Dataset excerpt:
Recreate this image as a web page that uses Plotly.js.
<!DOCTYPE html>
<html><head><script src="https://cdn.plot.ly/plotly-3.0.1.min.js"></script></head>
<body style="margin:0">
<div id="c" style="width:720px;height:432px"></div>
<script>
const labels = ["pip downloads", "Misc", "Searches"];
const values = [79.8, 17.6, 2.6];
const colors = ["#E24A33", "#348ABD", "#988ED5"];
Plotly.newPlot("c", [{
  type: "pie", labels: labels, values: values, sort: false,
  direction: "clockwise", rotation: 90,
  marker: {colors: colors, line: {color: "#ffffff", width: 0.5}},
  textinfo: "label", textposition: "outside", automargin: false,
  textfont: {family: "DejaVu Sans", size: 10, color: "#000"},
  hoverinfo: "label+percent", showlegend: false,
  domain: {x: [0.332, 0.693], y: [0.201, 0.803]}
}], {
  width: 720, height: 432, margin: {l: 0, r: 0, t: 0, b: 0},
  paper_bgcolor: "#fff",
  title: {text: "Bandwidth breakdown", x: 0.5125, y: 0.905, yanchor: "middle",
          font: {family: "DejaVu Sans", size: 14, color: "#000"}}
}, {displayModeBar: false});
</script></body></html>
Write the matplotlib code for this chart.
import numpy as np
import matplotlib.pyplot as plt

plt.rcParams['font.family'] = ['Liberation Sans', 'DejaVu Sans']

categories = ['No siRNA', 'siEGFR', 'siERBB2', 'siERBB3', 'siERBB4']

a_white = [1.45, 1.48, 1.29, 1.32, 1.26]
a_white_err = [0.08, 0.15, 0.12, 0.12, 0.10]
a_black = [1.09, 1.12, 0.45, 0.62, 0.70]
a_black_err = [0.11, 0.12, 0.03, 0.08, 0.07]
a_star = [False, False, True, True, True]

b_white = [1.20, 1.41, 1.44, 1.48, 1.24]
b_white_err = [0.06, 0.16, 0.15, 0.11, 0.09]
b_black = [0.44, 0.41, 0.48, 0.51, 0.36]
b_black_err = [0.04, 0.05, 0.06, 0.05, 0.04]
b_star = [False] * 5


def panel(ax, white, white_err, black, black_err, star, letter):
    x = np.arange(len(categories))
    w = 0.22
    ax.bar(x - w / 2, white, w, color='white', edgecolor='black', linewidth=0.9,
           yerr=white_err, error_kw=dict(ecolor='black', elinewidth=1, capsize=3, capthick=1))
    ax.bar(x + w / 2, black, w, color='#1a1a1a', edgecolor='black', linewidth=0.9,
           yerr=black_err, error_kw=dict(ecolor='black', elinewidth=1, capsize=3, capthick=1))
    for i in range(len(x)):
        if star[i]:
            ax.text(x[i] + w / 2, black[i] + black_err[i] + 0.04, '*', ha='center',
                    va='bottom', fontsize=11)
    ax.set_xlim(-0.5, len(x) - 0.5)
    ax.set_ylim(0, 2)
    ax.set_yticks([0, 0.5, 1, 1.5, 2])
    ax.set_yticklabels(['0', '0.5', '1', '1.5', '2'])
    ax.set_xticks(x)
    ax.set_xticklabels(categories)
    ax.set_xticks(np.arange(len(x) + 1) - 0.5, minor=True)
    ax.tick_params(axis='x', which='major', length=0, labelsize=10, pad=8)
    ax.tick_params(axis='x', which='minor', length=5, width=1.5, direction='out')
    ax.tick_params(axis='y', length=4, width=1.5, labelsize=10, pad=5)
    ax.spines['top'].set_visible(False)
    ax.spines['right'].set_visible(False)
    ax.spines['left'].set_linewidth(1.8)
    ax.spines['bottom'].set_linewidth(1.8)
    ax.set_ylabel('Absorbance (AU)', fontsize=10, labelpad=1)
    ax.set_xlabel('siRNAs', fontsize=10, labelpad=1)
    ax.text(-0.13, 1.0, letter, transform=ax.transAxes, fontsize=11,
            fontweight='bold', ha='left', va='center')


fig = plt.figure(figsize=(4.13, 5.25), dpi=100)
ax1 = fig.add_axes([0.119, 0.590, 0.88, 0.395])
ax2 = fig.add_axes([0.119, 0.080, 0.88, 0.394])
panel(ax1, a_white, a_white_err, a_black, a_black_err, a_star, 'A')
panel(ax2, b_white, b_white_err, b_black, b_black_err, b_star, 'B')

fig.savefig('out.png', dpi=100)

TASK TO CARRY OUT: Return the lines above exactly, keeping every word.

RESULT:
Recreate this image as a web page that uses Plotly.js.
<!DOCTYPE html>
<html><head><script src="https://cdn.plot.ly/plotly-3.0.1.min.js"></script></head>
<body style="margin:0">
<div id="c" style="width:720px;height:432px"></div>
<script>
const labels = ["pip downloads", "Misc", "Searches"];
const values = [79.8, 17.6, 2.6];
const colors = ["#E24A33", "#348ABD", "#988ED5"];
Plotly.newPlot("c", [{
  type: "pie", labels: labels, values: values, sort: false,
  direction: "clockwise", rotation: 90,
  marker: {colors: colors, line: {color: "#ffffff", width: 0.5}},
  textinfo: "label", textposition: "outside", automargin: false,
  textfont: {family: "DejaVu Sans", size: 10, color: "#000"},
  hoverinfo: "label+percent", showlegend: false,
  domain: {x: [0.332, 0.693], y: [0.201, 0.803]}
}], {
  width: 720, height: 432, margin: {l: 0, r: 0, t: 0, b: 0},
  paper_bgcolor: "#fff",
  title: {text: "Bandwidth breakdown", x: 0.5125, y: 0.905, yanchor: "middle",
          font: {family: "DejaVu Sans", size: 14, color: "#000"}}
}, {displayModeBar: false});
</script></body></html>
Write the matplotlib code for this chart.
import numpy as np
import matplotlib.pyplot as plt

plt.rcParams['font.family'] = ['Liberation Sans', 'DejaVu Sans']

categories = ['No siRNA', 'siEGFR', 'siERBB2', 'siERBB3', 'siERBB4']

a_white = [1.45, 1.48, 1.29, 1.32, 1.26]
a_white_err = [0.08, 0.15, 0.12, 0.12, 0.10]
a_black = [1.09, 1.12, 0.45, 0.62, 0.70]
a_black_err = [0.11, 0.12, 0.03, 0.08, 0.07]
a_star = [False, False, True, True, True]

b_white = [1.20, 1.41, 1.44, 1.48, 1.24]
b_white_err = [0.06, 0.16, 0.15, 0.11, 0.09]
b_black = [0.44, 0.41, 0.48, 0.51, 0.36]
b_black_err = [0.04, 0.05, 0.06, 0.05, 0.04]
b_star = [False] * 5


def panel(ax, white, white_err, black, black_err, star, letter):
    x = np.arange(len(categories))
    w = 0.22
    ax.bar(x - w / 2, white, w, color='white', edgecolor='black', linewidth=0.9,
           yerr=white_err, error_kw=dict(ecolor='black', elinewidth=1, capsize=3, capthick=1))
    ax.bar(x + w / 2, black, w, color='#1a1a1a', edgecolor='black', linewidth=0.9,
           yerr=black_err, error_kw=dict(ecolor='black', elinewidth=1, capsize=3, capthick=1))
    for i in range(len(x)):
        if star[i]:
            ax.text(x[i] + w / 2, black[i] + black_err[i] + 0.04, '*', ha='center',
                    va='bottom', fontsize=11)
    ax.set_xlim(-0.5, len(x) - 0.5)
    ax.set_ylim(0, 2)
    ax.set_yticks([0, 0.5, 1, 1.5, 2])
    ax.set_yticklabels(['0', '0.5', '1', '1.5', '2'])
    ax.set_xticks(x)
    ax.set_xticklabels(categories)
    ax.set_xticks(np.arange(len(x) + 1) - 0.5, minor=True)
    ax.tick_params(axis='x', which='major', length=0, labelsize=10, pad=8)
    ax.tick_params(axis='x', which='minor', length=5, width=1.5, direction='out')
    ax.tick_params(axis='y', length=4, width=1.5, labelsize=10, pad=5)
    ax.spines['top'].set_visible(False)
    ax.spines['right'].set_visible(False)
    ax.spines['left'].set_linewidth(1.8)
    ax.spines['bottom'].set_linewidth(1.8)
    ax.set_ylabel('Absorbance (AU)', fontsize=10, labelpad=1)
    ax.set_xlabel('siRNAs', fontsize=10, labelpad=1)
    ax.text(-0.13, 1.0, letter, transform=ax.transAxes, fontsize=11,
            fontweight='bold', ha='left', va='center')


fig = plt.figure(figsize=(4.13, 5.25), dpi=100)
ax1 = fig.add_axes([0.119, 0.590, 0.88, 0.395])
ax2 = fig.add_axes([0.119, 0.080, 0.88, 0.394])
panel(ax1, a_white, a_white_err, a_black, a_black_err, a_star, 'A')
panel(ax2, b_white, b_white_err, b_black, b_black_err, b_star, 'B')

fig.savefig('out.png', dpi=100)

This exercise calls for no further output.